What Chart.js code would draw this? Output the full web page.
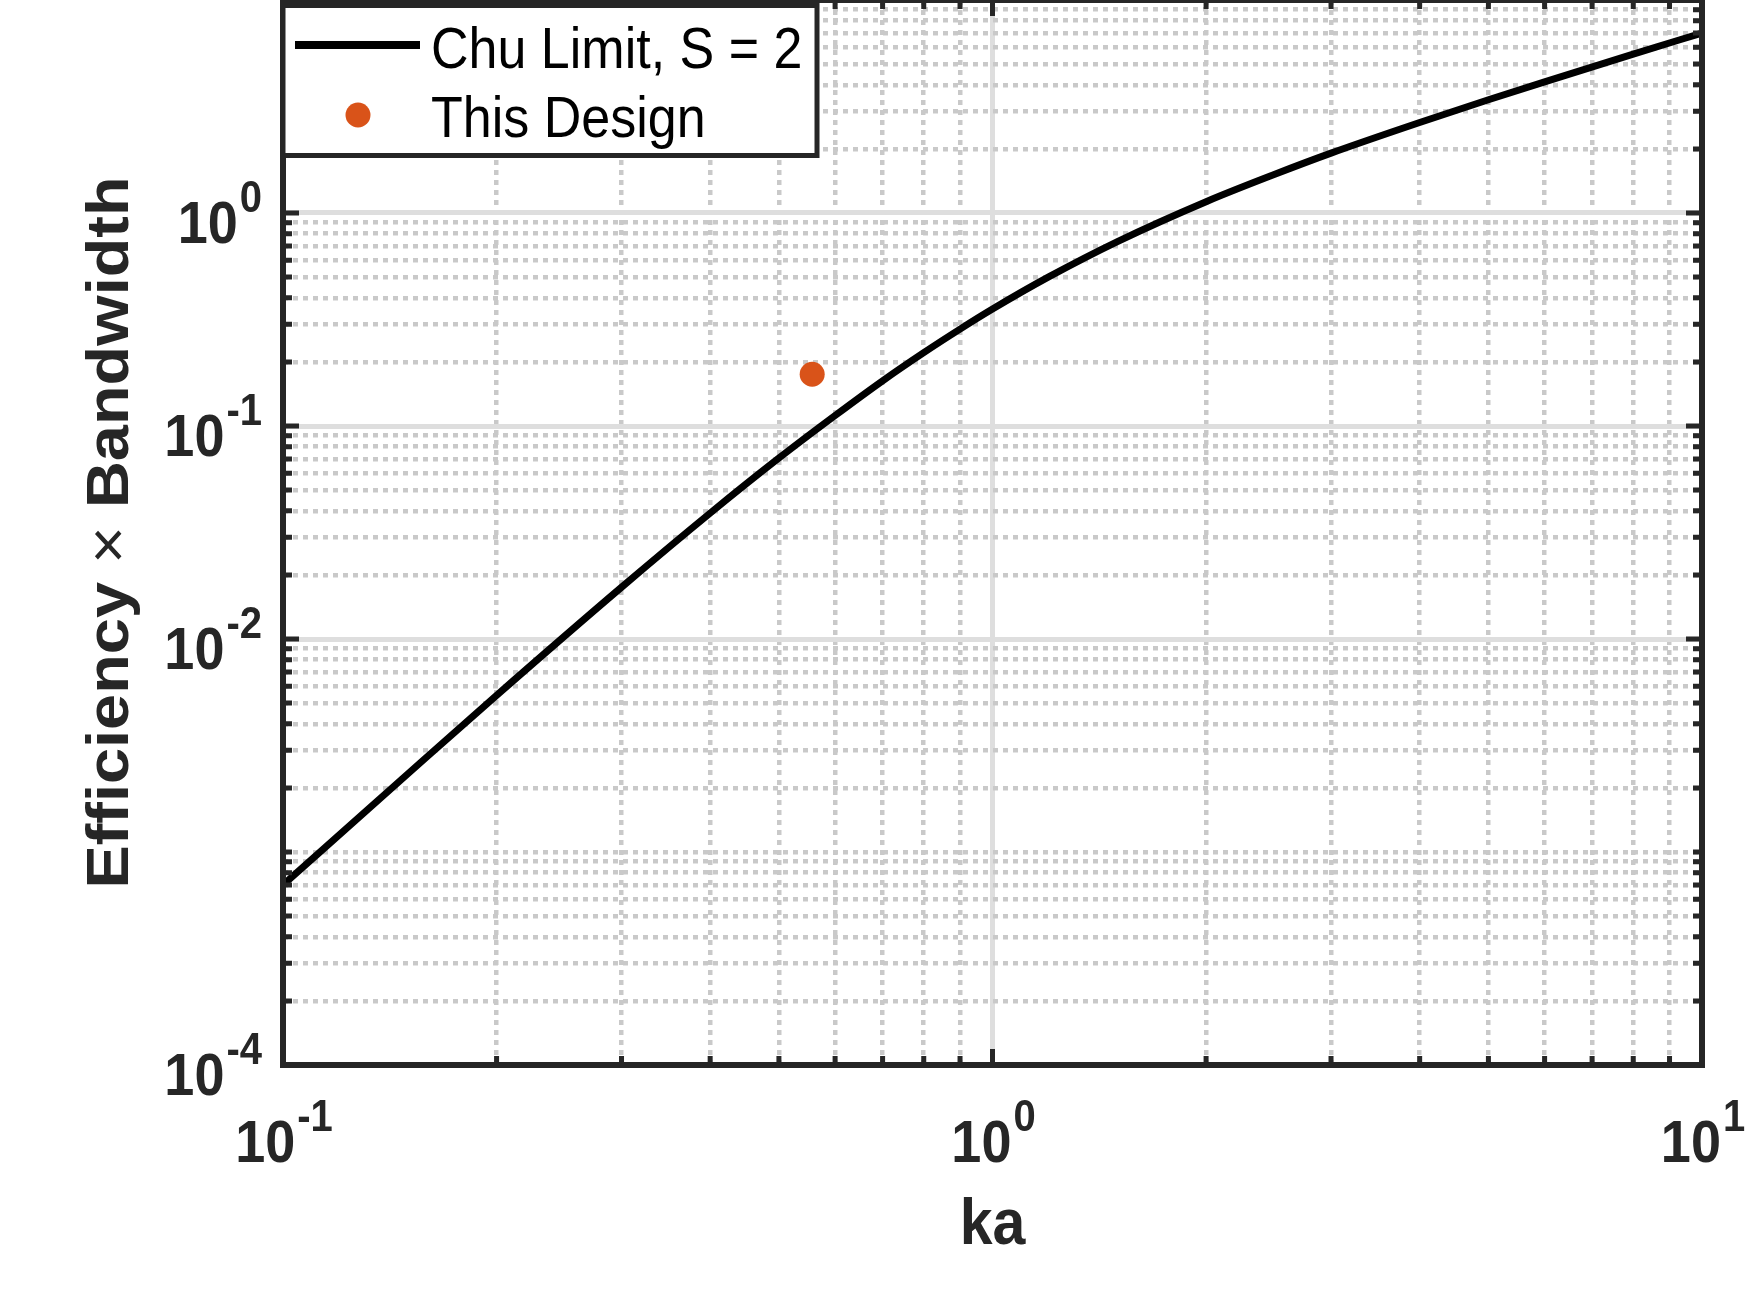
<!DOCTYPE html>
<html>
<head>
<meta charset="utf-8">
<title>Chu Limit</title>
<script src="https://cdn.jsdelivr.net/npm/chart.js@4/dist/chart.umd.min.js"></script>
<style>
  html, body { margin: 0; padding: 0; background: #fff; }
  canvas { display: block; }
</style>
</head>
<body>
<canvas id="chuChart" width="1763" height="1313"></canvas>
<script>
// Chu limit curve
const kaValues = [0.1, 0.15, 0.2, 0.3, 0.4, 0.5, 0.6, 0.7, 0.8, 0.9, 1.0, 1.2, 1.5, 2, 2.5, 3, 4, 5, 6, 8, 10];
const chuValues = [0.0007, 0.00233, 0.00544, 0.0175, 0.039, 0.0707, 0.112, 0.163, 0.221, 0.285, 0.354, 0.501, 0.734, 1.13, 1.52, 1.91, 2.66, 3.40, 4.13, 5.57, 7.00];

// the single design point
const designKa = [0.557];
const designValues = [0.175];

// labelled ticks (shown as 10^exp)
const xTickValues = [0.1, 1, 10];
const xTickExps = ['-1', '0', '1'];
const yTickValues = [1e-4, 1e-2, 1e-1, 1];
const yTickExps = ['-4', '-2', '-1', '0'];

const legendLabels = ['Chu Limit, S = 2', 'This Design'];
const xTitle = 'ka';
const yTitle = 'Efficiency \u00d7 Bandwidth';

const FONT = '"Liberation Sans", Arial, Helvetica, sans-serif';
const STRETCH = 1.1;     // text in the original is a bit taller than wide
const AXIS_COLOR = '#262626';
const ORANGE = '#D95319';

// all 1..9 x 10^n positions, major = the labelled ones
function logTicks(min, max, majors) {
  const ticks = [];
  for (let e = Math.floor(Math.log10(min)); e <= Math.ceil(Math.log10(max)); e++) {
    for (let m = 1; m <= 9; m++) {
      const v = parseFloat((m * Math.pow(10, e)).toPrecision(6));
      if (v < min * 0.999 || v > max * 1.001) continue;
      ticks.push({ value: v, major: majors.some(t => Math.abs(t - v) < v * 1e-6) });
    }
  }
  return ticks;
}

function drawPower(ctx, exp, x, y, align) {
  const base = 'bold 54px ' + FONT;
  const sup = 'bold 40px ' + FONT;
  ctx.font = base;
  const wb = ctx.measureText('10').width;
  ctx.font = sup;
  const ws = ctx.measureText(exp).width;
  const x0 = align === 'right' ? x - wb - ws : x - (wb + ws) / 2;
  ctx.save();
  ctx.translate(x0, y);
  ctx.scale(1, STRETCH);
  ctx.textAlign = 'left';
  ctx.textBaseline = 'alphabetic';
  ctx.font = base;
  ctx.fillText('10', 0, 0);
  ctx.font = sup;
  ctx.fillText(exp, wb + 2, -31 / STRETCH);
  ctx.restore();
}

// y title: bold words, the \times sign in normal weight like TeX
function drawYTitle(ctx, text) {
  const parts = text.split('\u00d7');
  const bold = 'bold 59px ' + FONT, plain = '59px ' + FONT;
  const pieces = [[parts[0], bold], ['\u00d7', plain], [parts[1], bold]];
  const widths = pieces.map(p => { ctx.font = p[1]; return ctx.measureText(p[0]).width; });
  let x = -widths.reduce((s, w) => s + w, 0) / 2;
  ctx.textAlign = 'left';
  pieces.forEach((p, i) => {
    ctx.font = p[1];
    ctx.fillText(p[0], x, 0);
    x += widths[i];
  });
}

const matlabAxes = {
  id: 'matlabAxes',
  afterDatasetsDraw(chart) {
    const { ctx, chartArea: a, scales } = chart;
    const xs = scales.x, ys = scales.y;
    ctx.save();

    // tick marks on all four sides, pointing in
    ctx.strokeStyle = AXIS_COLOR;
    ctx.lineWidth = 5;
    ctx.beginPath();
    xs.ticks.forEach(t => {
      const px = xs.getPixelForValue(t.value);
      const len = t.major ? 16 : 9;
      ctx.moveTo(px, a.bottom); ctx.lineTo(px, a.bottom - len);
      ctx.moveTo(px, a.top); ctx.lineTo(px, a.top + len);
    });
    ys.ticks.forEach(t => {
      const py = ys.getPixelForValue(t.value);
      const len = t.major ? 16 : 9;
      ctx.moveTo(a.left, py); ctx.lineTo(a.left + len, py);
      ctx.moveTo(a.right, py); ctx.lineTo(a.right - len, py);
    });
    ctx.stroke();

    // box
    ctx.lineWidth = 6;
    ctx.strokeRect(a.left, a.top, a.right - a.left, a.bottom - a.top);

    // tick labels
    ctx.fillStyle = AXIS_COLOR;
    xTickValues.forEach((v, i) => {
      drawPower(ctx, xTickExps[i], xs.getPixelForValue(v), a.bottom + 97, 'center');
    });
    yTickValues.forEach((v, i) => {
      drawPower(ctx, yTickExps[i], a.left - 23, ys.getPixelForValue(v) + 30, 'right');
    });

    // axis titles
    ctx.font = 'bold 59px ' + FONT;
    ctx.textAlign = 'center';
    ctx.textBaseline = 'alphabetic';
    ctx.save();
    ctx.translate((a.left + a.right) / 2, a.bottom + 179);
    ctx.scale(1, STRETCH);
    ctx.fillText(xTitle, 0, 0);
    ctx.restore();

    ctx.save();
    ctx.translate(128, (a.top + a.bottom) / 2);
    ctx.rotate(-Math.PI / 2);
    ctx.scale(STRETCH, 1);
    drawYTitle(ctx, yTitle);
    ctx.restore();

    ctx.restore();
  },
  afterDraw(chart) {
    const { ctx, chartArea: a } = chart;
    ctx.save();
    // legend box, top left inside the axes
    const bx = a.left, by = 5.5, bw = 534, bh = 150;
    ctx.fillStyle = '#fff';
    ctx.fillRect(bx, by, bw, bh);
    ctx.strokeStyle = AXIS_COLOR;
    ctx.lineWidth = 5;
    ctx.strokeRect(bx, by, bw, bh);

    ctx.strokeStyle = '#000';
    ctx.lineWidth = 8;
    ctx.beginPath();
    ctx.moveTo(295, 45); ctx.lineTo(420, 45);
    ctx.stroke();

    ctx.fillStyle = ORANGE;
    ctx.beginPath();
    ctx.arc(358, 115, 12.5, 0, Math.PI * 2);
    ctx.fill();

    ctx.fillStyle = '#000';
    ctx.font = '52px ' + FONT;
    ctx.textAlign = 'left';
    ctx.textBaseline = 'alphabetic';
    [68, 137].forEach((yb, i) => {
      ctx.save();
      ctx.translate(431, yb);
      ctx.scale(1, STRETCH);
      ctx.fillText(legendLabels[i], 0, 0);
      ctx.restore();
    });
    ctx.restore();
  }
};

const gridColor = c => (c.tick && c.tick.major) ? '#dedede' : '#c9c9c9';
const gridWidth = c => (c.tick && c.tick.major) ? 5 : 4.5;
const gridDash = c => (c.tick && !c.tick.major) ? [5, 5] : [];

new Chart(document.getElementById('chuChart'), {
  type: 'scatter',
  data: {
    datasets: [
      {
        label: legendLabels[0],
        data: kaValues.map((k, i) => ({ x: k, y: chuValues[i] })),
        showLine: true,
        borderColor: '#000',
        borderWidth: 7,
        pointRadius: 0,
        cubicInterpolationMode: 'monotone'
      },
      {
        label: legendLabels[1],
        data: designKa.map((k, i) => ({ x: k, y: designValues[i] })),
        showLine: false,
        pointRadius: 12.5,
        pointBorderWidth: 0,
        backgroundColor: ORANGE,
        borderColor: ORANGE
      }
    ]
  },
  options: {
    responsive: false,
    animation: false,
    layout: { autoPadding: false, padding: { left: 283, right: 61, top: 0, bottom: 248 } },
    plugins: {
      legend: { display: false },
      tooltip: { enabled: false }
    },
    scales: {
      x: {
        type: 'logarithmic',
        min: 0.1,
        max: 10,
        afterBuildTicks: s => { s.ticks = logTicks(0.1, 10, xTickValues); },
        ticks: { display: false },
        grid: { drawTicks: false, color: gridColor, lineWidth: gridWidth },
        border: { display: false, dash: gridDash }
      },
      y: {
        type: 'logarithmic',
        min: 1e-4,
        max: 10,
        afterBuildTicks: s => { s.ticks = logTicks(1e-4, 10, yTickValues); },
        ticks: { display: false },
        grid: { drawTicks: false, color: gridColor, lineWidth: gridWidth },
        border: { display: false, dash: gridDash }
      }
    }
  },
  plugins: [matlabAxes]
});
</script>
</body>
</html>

## WHAT IS REQUIRED
Without the pictures, return the listing above from its first line through the line that has "const ORANGE = '#D95319';".

## EXERCISE OUTPUT
What Chart.js code would draw this? Output the full web page.
<!DOCTYPE html>
<html>
<head>
<meta charset="utf-8">
<title>Chu Limit</title>
<script src="https://cdn.jsdelivr.net/npm/chart.js@4/dist/chart.umd.min.js"></script>
<style>
  html, body { margin: 0; padding: 0; background: #fff; }
  canvas { display: block; }
</style>
</head>
<body>
<canvas id="chuChart" width="1763" height="1313"></canvas>
<script>
// Chu limit curve
const kaValues = [0.1, 0.15, 0.2, 0.3, 0.4, 0.5, 0.6, 0.7, 0.8, 0.9, 1.0, 1.2, 1.5, 2, 2.5, 3, 4, 5, 6, 8, 10];
const chuValues = [0.0007, 0.00233, 0.00544, 0.0175, 0.039, 0.0707, 0.112, 0.163, 0.221, 0.285, 0.354, 0.501, 0.734, 1.13, 1.52, 1.91, 2.66, 3.40, 4.13, 5.57, 7.00];

// the single design point
const designKa = [0.557];
const designValues = [0.175];

// labelled ticks (shown as 10^exp)
const xTickValues = [0.1, 1, 10];
const xTickExps = ['-1', '0', '1'];
const yTickValues = [1e-4, 1e-2, 1e-1, 1];
const yTickExps = ['-4', '-2', '-1', '0'];

const legendLabels = ['Chu Limit, S = 2', 'This Design'];
const xTitle = 'ka';
const yTitle = 'Efficiency \u00d7 Bandwidth';

const FONT = '"Liberation Sans", Arial, Helvetica, sans-serif';
const STRETCH = 1.1;     // text in the original is a bit taller than wide
const AXIS_COLOR = '#262626';
const ORANGE = '#D95319';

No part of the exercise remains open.